Spinal implant cures paralysis

spinal implant cures paralysis occupational health news

Spinal implant reverses paralysis

Just before Christmas an Italian man, Michel Roccati, stood up and walked on the streets of Lausanne, Switzerland. Four years before his spinal cord was completely severed in a motorcycle accident. He had been paralysed from the waist down for life.

He walked again with the aid of a device which had been implanted in his back. The system enables patients with a complete spinal cord injury to stand, walk and even perform recreational activities like swimming, cycling and canoeing.
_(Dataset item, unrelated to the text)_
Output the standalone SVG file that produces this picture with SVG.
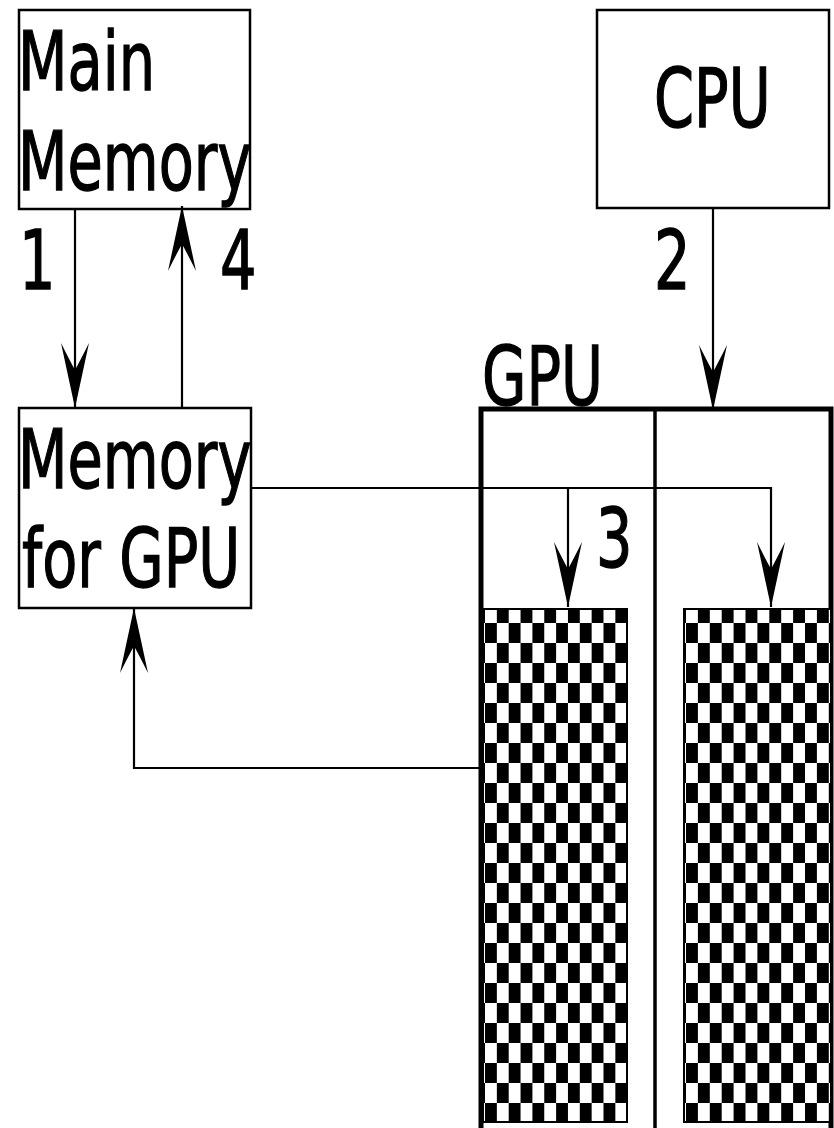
<svg xmlns="http://www.w3.org/2000/svg" width="834" height="1128" viewBox="0 0 834 1128">
<style>
.box{fill:#fff;stroke:#000;stroke-width:2.5}
.lbl{font-family:"DejaVu Sans","Liberation Sans",sans-serif;font-size:82px;fill:#000;stroke:#000;stroke-width:1.4}
.con{fill:none;stroke:#000;stroke-width:2.2}
</style>
<defs>
<marker id="ah" viewBox="-68 -16 70 32" refX="0" refY="0" markerWidth="70" markerHeight="32" markerUnits="userSpaceOnUse" orient="auto">
<path d="M0,0 L-65,-14 Q-47,-5 -38,0 Q-47,5 -65,14 Z" fill="#000"/>
</marker>
<pattern id="chkL" x="485" y="603" width="23.7" height="40" patternUnits="userSpaceOnUse">
<rect width="23.7" height="40" fill="#fff"/>
<rect x="11.85" y="0" width="11.85" height="20" fill="#000"/>
<rect x="0" y="20" width="11.85" height="20" fill="#000"/>
</pattern>
<pattern id="chkR" x="686" y="603" width="23.8" height="40" patternUnits="userSpaceOnUse">
<rect width="23.8" height="40" fill="#fff"/>
<rect x="11.9" y="0" width="11.9" height="20" fill="#000"/>
<rect x="0" y="20" width="11.9" height="20" fill="#000"/>
</pattern>
</defs>
<rect width="834" height="1128" fill="#fff"/>

<g id="main-memory">
<rect class="box" x="19" y="10" width="231" height="199"/>
<text class="lbl" transform="translate(18,90) scale(0.7,1)">Main</text>
<text class="lbl" transform="translate(18,190) scale(0.7,1)">Memory</text>
</g>

<g id="cpu">
<rect class="box" x="597" y="10" width="232" height="198"/>
<text class="lbl" transform="translate(654,127) scale(0.7,1)">CPU</text>
</g>

<g id="memory-for-gpu">
<rect class="box" x="19" y="408" width="232" height="200"/>
<text class="lbl" transform="translate(18,488) scale(0.7,1)">Memory</text>
<text class="lbl" transform="translate(22,587) scale(0.7,1)">for GPU</text>
</g>

<g id="gpu">
<rect x="481" y="409" width="350" height="740" fill="#fff" stroke="#000" stroke-width="5"/>
<line x1="655" y1="409" x2="655" y2="1130" stroke="#000" stroke-width="3.5"/>
<rect x="483" y="609" width="144" height="513" fill="url(#chkL)" stroke="#000" stroke-width="2"/>
<rect x="684" y="609" width="147" height="513" fill="url(#chkR)" stroke="#000" stroke-width="2"/>
<text class="lbl" transform="translate(482,405) scale(0.7,1)">GPU</text>
</g>

<g id="connectors">
<path class="con" d="M75,209 L75,408" marker-end="url(#ah)"/>
<path class="con" d="M182,408 L182,206" marker-end="url(#ah)"/>
<path class="con" d="M713,208 L713,410" marker-end="url(#ah)"/>
<path class="con" d="M251,488 L771,488 L771,607" marker-end="url(#ah)"/>
<path class="con" d="M568,488 L568,607" marker-end="url(#ah)"/>
<path class="con" d="M482,768 L134,768 L134,608" marker-end="url(#ah)"/>
</g>

<g id="labels">
<text class="lbl" transform="translate(19,289) scale(0.7,1)">1</text>
<text class="lbl" transform="translate(220,289) scale(0.7,1)">4</text>
<text class="lbl" transform="translate(654,289) scale(0.7,1)">2</text>
<text class="lbl" transform="translate(596,567) scale(0.7,1)">3</text>
</g>
</svg>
Developed by Grégoire Courtine, a neuroscientist at the Federal Institute of Technology in Lausanne, and Jocelyne Bloch, a neurosurgeon at Lausanne University Hospital, the system uses electrical stimulation to reactivate spinal neurons. This restores function to limbs which may have been dormant for years.

Bioengineering overcomes spinal cord injury

In a paper published in February in Nature Medicine, three patients with complete spinal cord injury were shown to be able to walk again. Implanted leads are placed underneath the vertebrae, directly on the spinal cord.

There they can modulate the neurons regulating specific muscle groups. By controlling the implants, the spinal cord can be activated in the same way the brain would do naturally. This enables the patient to be able to stand, walk, swim or ride a bike.

Mr Roccati was one of three paralysed patients who participated in the small trial. The device worked so well that all three patients were able to stand up and take steps almost as soon as they had recovered from implantation.

The inventors established a company, NeuroRestore, to develop a research centre in Lausanne. There they attached two small remote controls to Mr. Rocatti’s walking aid. These were also connected wirelessly to a pacemaker in Mr. Rocatti’s abdomen.  

The pacemaker relayed the signals to the spinal lead that stimulated specific neurons, causing movement in the legs.  When Mr. Rocatti pressed  the button on the right side of the walker, with the intention of taking a step forward, his left leg rose and fell a few centimetres ahead.

The first steps on a long journey 

He then repeated the process with the button on his left side and his right foot moved forward too. This was a huge improvement on prototype versions, which had required many months of training for patients to learn how to walk again.

Although training is needed, the device can be programmed to support different activities. Patients in the study were shown to be able to stand and walk, as well as to swim and cycle too.

Even though all three patients were mobilised on the first day they used the device, the longer-term outcomes are even more astonishing. All three patients were able to regain muscle mass, move around independently and take part in social activities.

“The first few steps were incredible, a dream come true” says Mr. Roccati. “I can now go up and down stairs, and I hope to be able to walk one kilometre by this spring.”

The device is now being commercialised by ONWARD Medical, a businesses listed on Euronext, to hopefully improve the lives of thousands of people worldwide. That may take some years, but the prospect of paralysis becoming reversible through bioengineering is truly astonishing.